A imagem, requintadamente cristalina, de Luca Bigazzi dá vida às pretensões de padrões visuais de
Paolo Sorrentino, contemplando os corpos humanos as mesmo tempo crus e abstractos, umas vezes
pátinas artisticamente dispostas de luz e sombra, outras digitalizadas descuidadamente francas.
Estas imagens ajudam o trabalho do realizador italiano a encontrar a profundidade certa na sua
declaração sobre a forma humana durante a juventude e a velhice, a vida e a morte.
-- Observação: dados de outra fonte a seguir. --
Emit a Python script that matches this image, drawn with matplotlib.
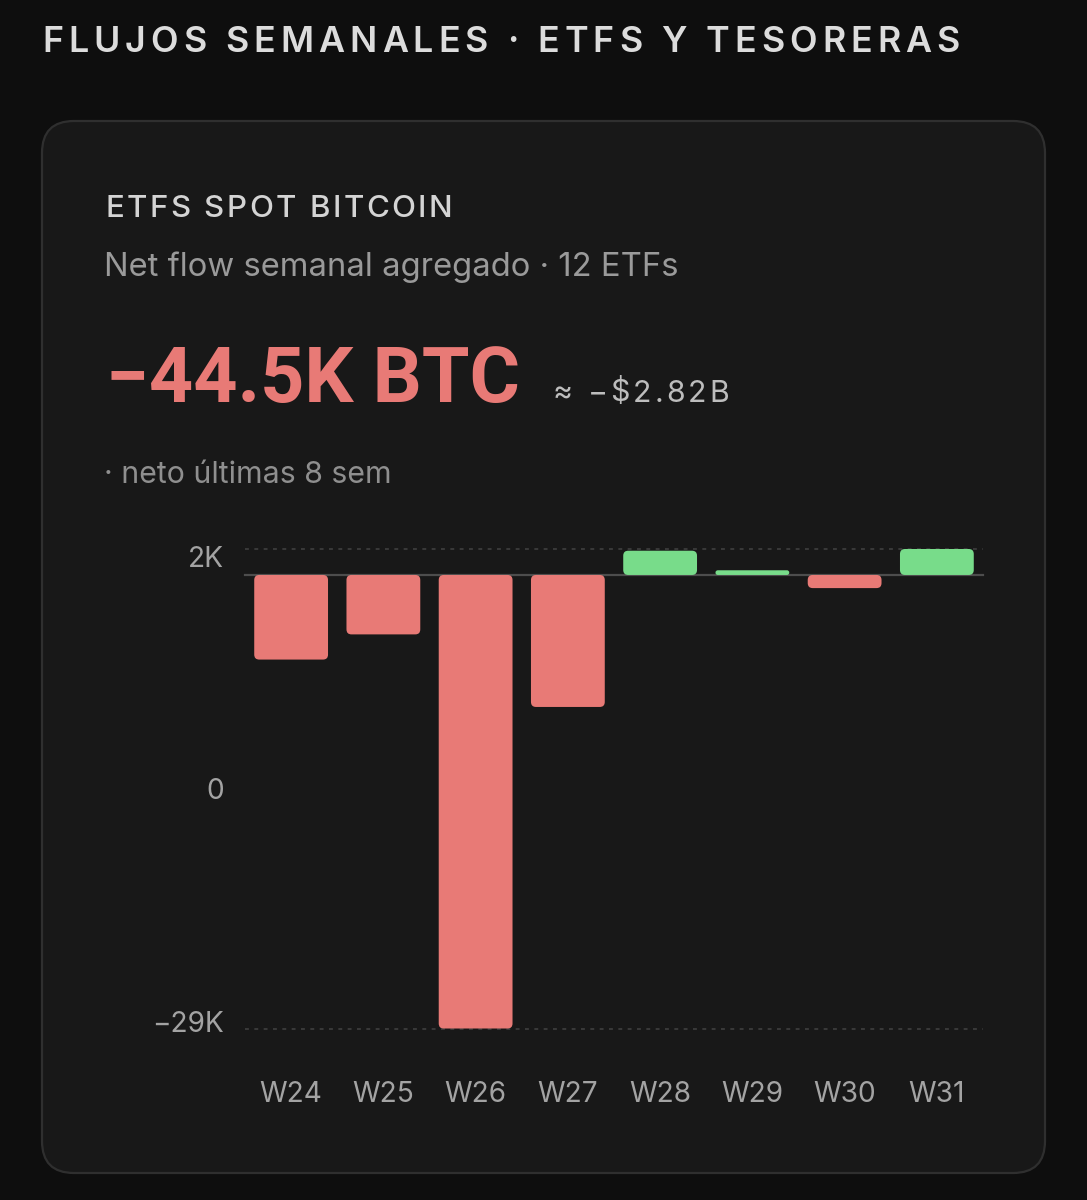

A obra não olha para os corpos das suas personagens enquanto frágeis vasos numa galeria. A
imagem mais interessante onde o estado de um corpo se torna um ponto de obsessão surge quando
contemplamos Maradonna, um outrora deus do desporto que agora se arrasta sobre uma massa de
gordura, mas ainda com uma genialidade física remanescente enquanto alegremente pontapeia uma
bola de ténis. Um mundo contido numa sequência de imagens, um monólogo mudo.
Youth consegue a proeza de nos fazer recordar do passado, bem como antecipar o futuro, ao
mesmo tempo que nos mantém completamente de pés assentes no presente perante uma exibição
deslumbrante e sinfónica da emoção humana.